**** Data lines

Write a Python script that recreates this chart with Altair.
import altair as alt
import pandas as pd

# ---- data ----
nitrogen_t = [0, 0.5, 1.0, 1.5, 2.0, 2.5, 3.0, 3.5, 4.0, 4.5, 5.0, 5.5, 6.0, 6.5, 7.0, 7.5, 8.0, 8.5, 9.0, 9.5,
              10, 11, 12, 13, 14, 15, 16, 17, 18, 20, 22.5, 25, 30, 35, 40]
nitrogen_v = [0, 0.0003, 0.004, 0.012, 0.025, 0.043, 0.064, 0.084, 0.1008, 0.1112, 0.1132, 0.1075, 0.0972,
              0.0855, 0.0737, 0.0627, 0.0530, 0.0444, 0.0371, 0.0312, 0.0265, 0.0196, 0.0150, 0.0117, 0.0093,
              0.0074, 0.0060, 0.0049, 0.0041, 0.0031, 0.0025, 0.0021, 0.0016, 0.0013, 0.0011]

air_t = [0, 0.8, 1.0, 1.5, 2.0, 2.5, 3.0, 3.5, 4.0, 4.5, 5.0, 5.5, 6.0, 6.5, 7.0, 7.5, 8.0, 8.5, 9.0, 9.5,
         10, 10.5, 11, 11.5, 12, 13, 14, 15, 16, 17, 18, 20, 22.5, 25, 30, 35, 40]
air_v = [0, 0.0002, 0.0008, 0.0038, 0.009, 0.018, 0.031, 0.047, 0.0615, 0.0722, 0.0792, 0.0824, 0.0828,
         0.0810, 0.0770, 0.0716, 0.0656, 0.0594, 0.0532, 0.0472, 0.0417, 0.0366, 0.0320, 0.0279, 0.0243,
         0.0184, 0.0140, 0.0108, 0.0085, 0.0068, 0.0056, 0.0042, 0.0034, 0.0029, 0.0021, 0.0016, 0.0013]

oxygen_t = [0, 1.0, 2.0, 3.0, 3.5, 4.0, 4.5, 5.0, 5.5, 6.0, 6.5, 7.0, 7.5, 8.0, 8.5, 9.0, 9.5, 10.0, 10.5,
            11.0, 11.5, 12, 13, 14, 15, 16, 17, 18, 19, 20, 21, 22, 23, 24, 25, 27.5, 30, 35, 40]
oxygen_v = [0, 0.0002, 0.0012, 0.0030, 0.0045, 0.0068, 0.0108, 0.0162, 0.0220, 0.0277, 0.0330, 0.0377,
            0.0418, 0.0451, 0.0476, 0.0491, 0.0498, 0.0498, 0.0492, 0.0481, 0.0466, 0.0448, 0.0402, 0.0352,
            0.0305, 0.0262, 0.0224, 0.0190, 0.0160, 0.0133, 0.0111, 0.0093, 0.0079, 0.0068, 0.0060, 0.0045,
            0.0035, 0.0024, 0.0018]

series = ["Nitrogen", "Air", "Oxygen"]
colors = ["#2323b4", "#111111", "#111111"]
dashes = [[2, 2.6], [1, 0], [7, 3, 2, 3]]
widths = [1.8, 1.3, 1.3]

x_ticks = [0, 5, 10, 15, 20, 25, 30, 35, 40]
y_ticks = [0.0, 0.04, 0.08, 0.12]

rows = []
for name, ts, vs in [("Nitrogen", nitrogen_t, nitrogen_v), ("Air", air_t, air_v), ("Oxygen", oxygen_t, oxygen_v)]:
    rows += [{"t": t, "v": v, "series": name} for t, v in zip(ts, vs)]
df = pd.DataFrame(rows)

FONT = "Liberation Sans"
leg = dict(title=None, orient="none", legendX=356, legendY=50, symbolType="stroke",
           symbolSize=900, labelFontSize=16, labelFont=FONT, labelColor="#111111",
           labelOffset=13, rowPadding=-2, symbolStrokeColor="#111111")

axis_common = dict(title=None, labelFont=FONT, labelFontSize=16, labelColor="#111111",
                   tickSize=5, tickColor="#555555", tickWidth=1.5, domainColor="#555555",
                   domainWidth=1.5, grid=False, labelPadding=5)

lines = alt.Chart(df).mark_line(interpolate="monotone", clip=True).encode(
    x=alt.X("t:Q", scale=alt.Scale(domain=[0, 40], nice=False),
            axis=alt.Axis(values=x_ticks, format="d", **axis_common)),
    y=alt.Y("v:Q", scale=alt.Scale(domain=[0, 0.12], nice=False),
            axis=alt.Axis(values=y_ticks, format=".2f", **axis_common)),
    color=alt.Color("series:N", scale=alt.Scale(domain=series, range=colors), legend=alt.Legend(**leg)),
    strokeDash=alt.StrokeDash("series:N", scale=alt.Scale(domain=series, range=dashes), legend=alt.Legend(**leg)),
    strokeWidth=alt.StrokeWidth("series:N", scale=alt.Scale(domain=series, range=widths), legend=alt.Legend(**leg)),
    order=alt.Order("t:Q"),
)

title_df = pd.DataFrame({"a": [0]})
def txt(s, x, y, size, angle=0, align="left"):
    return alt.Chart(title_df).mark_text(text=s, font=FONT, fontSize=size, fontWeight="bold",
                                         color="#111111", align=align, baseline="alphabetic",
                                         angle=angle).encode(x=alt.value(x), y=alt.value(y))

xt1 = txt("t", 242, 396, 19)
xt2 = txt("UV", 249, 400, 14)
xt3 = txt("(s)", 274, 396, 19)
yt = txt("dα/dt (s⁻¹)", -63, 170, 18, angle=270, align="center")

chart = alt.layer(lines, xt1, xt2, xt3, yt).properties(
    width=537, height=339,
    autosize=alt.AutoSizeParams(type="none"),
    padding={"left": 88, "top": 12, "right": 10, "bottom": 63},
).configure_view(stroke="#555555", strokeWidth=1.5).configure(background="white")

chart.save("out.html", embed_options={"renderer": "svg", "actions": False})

********
**** Data lines

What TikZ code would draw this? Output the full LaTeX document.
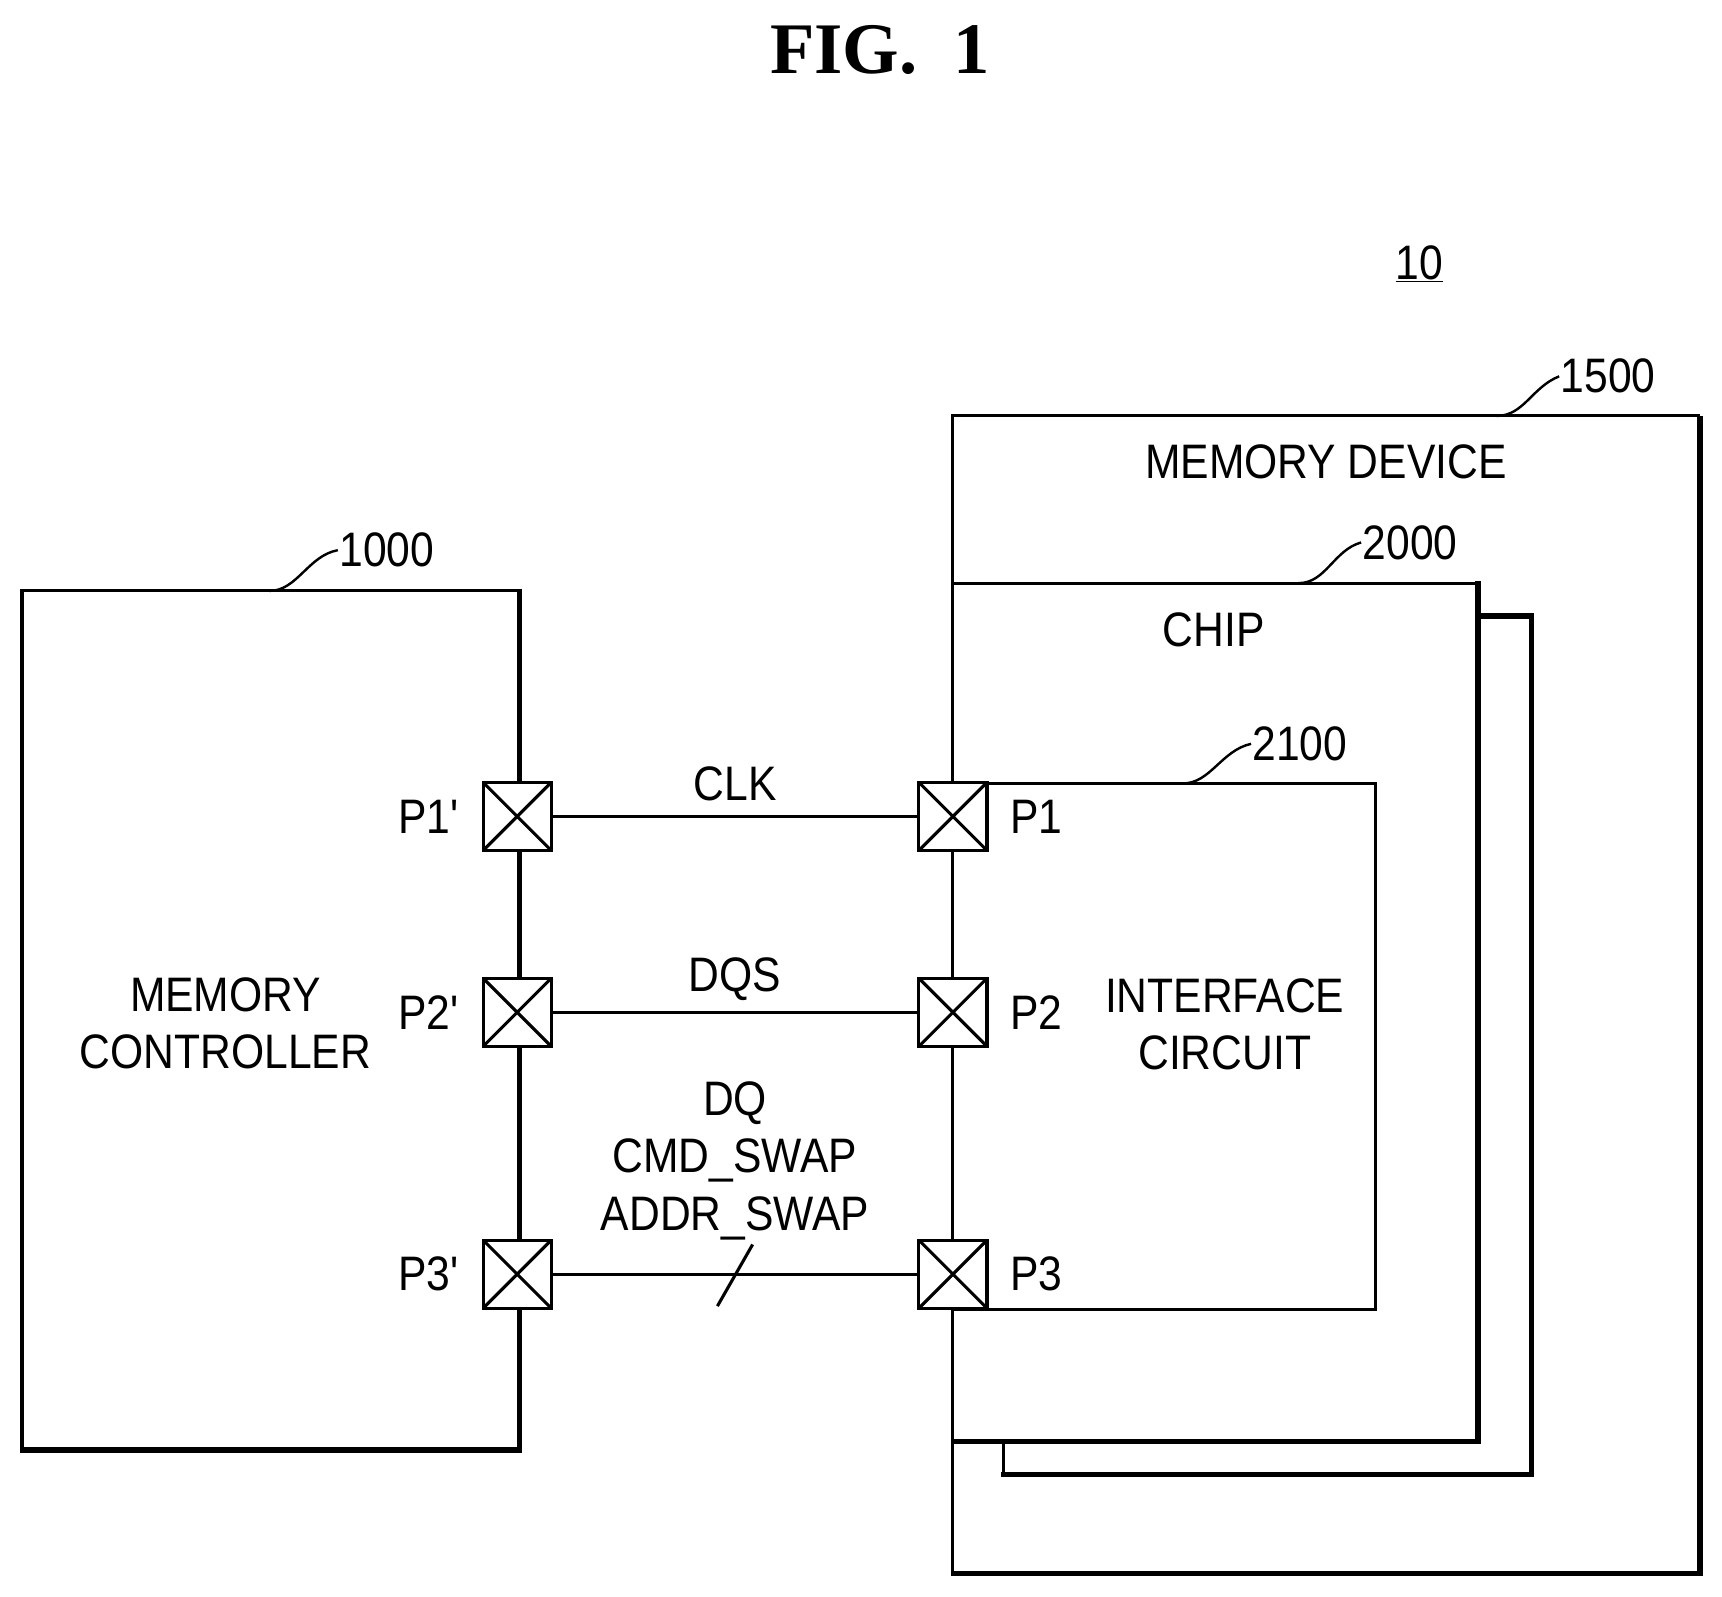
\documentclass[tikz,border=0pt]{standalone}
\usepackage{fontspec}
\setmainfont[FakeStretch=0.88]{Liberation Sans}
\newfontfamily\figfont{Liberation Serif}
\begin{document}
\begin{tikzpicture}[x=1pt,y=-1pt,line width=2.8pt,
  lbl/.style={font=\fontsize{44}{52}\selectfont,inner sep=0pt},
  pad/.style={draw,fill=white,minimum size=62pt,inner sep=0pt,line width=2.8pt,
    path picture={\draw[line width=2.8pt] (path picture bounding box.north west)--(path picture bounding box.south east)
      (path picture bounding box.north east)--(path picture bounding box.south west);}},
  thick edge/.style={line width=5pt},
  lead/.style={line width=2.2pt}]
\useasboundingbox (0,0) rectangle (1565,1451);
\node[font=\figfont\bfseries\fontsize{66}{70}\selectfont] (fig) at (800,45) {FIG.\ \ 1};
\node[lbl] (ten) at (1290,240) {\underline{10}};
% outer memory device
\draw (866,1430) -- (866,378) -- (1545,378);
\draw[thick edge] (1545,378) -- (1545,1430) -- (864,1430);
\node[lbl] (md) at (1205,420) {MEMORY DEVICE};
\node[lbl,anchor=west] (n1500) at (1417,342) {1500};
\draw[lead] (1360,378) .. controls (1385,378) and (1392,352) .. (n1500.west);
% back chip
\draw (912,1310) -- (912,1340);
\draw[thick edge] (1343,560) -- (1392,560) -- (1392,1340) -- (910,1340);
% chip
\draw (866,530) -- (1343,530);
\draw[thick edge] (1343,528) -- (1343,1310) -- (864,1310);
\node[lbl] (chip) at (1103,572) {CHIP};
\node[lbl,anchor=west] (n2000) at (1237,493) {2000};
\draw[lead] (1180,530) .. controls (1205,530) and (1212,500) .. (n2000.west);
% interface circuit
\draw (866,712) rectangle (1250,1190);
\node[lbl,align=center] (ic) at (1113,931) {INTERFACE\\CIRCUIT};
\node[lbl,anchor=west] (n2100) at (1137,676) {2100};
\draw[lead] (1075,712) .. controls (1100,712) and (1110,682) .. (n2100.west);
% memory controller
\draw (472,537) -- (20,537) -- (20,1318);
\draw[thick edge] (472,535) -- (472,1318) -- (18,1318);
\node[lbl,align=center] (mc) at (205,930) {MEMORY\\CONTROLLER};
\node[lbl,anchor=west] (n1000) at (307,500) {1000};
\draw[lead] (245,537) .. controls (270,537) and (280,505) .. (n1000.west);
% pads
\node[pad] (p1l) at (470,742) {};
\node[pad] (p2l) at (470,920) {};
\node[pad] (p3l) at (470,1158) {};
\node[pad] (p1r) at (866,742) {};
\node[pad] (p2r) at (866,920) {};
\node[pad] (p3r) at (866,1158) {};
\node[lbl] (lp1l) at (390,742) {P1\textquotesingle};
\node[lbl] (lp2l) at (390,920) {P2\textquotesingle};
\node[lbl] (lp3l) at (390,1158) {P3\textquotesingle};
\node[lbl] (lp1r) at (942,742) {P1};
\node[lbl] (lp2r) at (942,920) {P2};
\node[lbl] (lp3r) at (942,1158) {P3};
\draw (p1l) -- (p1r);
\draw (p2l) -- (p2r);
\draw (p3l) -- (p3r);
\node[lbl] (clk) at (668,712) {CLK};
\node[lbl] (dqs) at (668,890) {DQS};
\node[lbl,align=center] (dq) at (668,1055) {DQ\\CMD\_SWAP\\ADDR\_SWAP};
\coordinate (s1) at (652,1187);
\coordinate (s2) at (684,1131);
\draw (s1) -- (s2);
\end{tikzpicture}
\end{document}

********
**** Data lines

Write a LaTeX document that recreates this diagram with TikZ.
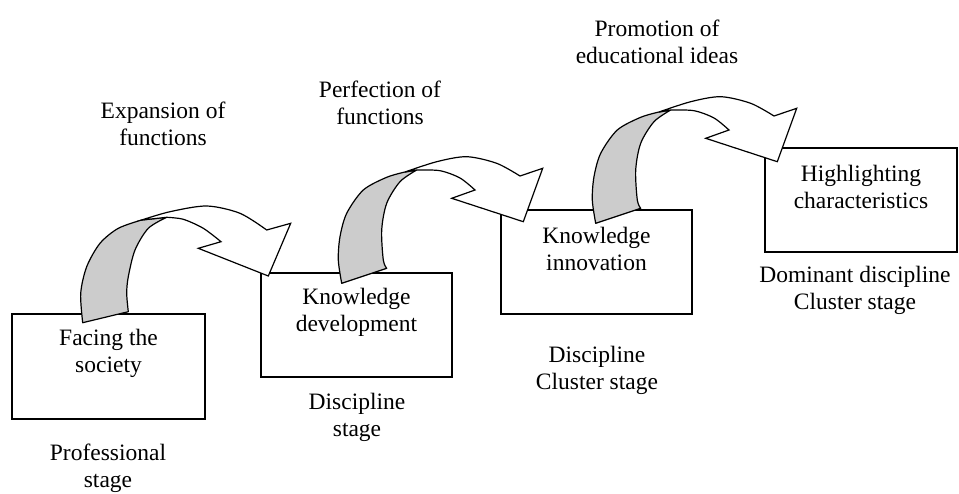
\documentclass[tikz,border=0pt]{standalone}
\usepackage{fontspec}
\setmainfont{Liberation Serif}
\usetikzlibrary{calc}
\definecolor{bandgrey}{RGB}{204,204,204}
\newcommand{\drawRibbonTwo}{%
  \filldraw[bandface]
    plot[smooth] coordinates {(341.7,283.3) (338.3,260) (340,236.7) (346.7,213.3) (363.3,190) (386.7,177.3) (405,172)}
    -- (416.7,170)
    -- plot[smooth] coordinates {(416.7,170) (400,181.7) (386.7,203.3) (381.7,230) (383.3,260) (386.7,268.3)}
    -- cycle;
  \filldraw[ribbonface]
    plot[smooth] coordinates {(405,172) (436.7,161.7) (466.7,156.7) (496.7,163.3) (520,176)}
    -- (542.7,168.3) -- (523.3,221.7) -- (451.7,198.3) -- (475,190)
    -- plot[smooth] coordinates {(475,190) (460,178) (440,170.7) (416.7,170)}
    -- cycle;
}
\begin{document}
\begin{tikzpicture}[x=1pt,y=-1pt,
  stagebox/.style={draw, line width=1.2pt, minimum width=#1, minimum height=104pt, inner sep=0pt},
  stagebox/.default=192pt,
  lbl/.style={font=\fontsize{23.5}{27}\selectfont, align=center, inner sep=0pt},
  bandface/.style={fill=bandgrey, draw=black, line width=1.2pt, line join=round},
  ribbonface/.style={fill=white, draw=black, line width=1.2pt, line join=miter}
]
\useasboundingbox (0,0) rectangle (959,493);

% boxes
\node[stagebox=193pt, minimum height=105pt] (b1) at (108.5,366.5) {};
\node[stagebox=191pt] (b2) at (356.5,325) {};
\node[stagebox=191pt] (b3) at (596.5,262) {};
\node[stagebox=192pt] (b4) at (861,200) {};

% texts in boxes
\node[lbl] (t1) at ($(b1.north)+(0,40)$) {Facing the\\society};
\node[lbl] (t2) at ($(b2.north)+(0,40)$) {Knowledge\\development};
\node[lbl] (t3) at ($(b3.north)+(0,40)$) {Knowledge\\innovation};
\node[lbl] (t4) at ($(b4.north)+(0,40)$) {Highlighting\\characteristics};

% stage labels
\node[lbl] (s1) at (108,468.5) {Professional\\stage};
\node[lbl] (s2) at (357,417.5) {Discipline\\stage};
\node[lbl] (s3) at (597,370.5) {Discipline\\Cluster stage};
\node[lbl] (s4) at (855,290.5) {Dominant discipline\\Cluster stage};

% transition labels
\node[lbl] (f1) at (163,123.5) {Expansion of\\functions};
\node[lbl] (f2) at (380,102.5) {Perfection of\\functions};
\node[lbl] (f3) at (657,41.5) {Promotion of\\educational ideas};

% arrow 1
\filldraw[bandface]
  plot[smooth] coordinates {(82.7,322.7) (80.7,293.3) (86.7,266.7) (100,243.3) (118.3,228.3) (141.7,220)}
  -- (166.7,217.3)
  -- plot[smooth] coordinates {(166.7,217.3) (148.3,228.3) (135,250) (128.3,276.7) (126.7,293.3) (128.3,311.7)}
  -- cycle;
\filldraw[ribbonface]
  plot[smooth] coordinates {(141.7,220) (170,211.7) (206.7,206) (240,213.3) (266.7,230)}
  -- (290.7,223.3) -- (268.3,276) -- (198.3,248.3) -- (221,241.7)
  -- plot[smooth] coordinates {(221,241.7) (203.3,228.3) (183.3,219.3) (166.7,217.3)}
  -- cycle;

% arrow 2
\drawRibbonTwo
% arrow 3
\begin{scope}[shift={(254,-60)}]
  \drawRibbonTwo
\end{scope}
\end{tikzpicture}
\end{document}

********

__What you have to do__.
Extract, without any images, the part of the material above that opens with the line containing "Write a LaTeX" and closes with the line containing "(t4) at ($(b4.north)+(0,40)$)", both lines included.

__Final result__.
Write a LaTeX document that recreates this diagram with TikZ.
\documentclass[tikz,border=0pt]{standalone}
\usepackage{fontspec}
\setmainfont{Liberation Serif}
\usetikzlibrary{calc}
\definecolor{bandgrey}{RGB}{204,204,204}
\newcommand{\drawRibbonTwo}{%
  \filldraw[bandface]
    plot[smooth] coordinates {(341.7,283.3) (338.3,260) (340,236.7) (346.7,213.3) (363.3,190) (386.7,177.3) (405,172)}
    -- (416.7,170)
    -- plot[smooth] coordinates {(416.7,170) (400,181.7) (386.7,203.3) (381.7,230) (383.3,260) (386.7,268.3)}
    -- cycle;
  \filldraw[ribbonface]
    plot[smooth] coordinates {(405,172) (436.7,161.7) (466.7,156.7) (496.7,163.3) (520,176)}
    -- (542.7,168.3) -- (523.3,221.7) -- (451.7,198.3) -- (475,190)
    -- plot[smooth] coordinates {(475,190) (460,178) (440,170.7) (416.7,170)}
    -- cycle;
}
\begin{document}
\begin{tikzpicture}[x=1pt,y=-1pt,
  stagebox/.style={draw, line width=1.2pt, minimum width=#1, minimum height=104pt, inner sep=0pt},
  stagebox/.default=192pt,
  lbl/.style={font=\fontsize{23.5}{27}\selectfont, align=center, inner sep=0pt},
  bandface/.style={fill=bandgrey, draw=black, line width=1.2pt, line join=round},
  ribbonface/.style={fill=white, draw=black, line width=1.2pt, line join=miter}
]
\useasboundingbox (0,0) rectangle (959,493);

% boxes
\node[stagebox=193pt, minimum height=105pt] (b1) at (108.5,366.5) {};
\node[stagebox=191pt] (b2) at (356.5,325) {};
\node[stagebox=191pt] (b3) at (596.5,262) {};
\node[stagebox=192pt] (b4) at (861,200) {};

% texts in boxes
\node[lbl] (t1) at ($(b1.north)+(0,40)$) {Facing the\\society};
\node[lbl] (t2) at ($(b2.north)+(0,40)$) {Knowledge\\development};
\node[lbl] (t3) at ($(b3.north)+(0,40)$) {Knowledge\\innovation};
\node[lbl] (t4) at ($(b4.north)+(0,40)$) {Highlighting\\characteristics};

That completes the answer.